I’m always surprised when I hear business people talk about making a “strategic” move when they are simply taking opportunistic action. There’s no shame in taking a flyer on something that just pops up; it may be the right course of action. Go for it! But there is great danger in retrofitting your strategy to align with your actions.

If you decide, after a lot of research, that you need a pickup truck, but come home from the dealership with a convertible that was on sale, your joy will be short lived. You still can’t get your bass boat to the lake.

If you set a menu for a dinner party and ask your spouse to pick up some shrimp, you will not be happy if he shows up with beef tenderloin instead. It throws everything off – you don’t have the right ingredients, it doesn’t work for your vegetarian guests, and now you’re behind schedule.
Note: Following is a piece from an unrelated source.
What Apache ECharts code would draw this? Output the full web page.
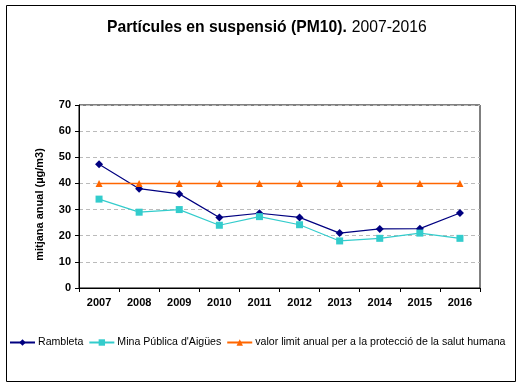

And if your company is tempted to acquire a business that is just too good to resist – even if it takes you into a market you hadn’t previously considered – think twice. Will the purchase move the company closer to its stated goals? Or will it simply drain resources that are needed to fulfill years of planning?

It’s okay to be spontaneous. And successful businesses are always poised to jump on a shrewd, once-in-a-lifetime transaction. But let’s not kid ourselves by pretending we are acting strategically when we’re simply seizing an opportunity. Strategy is about acting against a deliberate, considered, data-based plan. It’s acting by design. When we step outside of our strategy, we need to be realistic about both our motives and the consequences of the action.

Fire sales may be good business, but they are rarely strategic. And remember—there’s no good price for the wrong thing.